“It is said to be the age of the first person singular.”
–Ralph Waldo Emerson (1827)
In a country that still prides itself on self-reliance and individualism, and that often gives linguistic precedence to personal testimony, do we lose something when we over-rely on the first person as the sole authenticating voice? And in such a potentially insular art form as poetry, do we further risk what George Oppen calls the “shipwreck of the singular”? Is it still possible to make statements beyond the boundaries of the self?
Through daily directed writing experiments and targeted readings from a wide array of classical and contemporary poets and thinkers (i.e., Amiri Baraka, Martin Buber, Charles Baudelaire, Jorge Luis Borges, Aracelis Girmay, Forrest Gander, Jorie Graham, Alice Notley, Fernando Pessoa, Juliana Spahr, Walt Whitman, and Franz Wright) we will challenge ourselves to identify the ways we have relied on the “I” in our own writing and how others have productively, dexterously and thoughtfully integrated it into their work.
Each day’s assignment will harness the fullness of our unique experiences, family and communal histories, philosophies and fields of knowledge, while at the same time encouraging us to explore strategies for respectfully and conscientiously overcoming myopia and isolation. By the end of the week, we will draw upon these new skills to begin to write poems that testify to (and for) our larger humanity. Each student will receive a substantive email at the end of the class outlining strengths in your work and giving you ideas for moving forward.
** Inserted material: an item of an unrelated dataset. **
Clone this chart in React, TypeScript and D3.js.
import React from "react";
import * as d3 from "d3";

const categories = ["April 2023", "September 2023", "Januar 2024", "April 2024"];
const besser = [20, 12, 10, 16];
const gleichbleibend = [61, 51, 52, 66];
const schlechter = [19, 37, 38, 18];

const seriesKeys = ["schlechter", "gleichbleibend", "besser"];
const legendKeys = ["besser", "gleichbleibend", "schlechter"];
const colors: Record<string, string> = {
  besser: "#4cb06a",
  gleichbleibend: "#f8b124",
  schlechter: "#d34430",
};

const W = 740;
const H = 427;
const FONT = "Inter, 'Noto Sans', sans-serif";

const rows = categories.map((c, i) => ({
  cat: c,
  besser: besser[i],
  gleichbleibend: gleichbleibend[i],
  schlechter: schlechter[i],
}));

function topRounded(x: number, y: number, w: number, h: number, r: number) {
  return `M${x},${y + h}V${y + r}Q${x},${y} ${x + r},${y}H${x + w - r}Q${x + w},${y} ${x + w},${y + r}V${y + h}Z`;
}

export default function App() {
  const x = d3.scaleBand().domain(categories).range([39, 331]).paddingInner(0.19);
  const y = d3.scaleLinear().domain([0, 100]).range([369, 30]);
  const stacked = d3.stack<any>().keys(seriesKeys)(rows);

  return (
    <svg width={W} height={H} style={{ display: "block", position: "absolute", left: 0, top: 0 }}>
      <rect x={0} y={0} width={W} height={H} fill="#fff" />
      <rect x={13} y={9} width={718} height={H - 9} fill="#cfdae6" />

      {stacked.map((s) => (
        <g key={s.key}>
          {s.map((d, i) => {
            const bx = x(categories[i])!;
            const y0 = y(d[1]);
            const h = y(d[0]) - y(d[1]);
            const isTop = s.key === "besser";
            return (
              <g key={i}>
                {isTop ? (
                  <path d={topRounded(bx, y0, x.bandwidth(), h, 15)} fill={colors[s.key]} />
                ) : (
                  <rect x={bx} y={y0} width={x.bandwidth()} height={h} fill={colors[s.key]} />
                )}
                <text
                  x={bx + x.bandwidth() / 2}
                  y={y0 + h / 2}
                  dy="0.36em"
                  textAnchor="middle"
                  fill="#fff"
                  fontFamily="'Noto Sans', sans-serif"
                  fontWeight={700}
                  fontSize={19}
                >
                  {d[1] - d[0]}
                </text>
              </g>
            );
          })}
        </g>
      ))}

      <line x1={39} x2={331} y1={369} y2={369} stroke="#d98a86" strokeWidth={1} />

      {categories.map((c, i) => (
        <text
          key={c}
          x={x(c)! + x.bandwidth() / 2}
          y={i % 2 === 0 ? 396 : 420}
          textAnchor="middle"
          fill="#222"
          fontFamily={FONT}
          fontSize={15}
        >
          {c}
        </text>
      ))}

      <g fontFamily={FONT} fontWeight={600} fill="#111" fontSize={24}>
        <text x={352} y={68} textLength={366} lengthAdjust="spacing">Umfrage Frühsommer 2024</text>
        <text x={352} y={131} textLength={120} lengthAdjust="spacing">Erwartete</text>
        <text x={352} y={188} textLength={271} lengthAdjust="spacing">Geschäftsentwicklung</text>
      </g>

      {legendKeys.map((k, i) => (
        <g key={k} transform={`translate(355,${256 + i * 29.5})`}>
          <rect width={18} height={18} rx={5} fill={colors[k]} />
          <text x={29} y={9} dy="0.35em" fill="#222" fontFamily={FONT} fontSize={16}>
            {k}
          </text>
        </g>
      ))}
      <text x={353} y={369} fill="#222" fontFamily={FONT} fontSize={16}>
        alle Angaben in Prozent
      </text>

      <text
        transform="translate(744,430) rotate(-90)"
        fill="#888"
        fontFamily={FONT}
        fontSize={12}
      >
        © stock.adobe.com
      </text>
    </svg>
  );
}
CHRISTINA DAVIS is the author of An Ethic (Nightboat Books, 2013), Forth A Raven (Alice James Books, 2006) and the manuscript-in-progress Mankindness. Her poems and essays have appeared in American Poetry Review, Boston Review, Colorado Review, Paris Review, Poetry Magazine, and other journals. A graduate of Oxford University, she currently serves as curator of the Woodberry Poetry Room at Harvard University.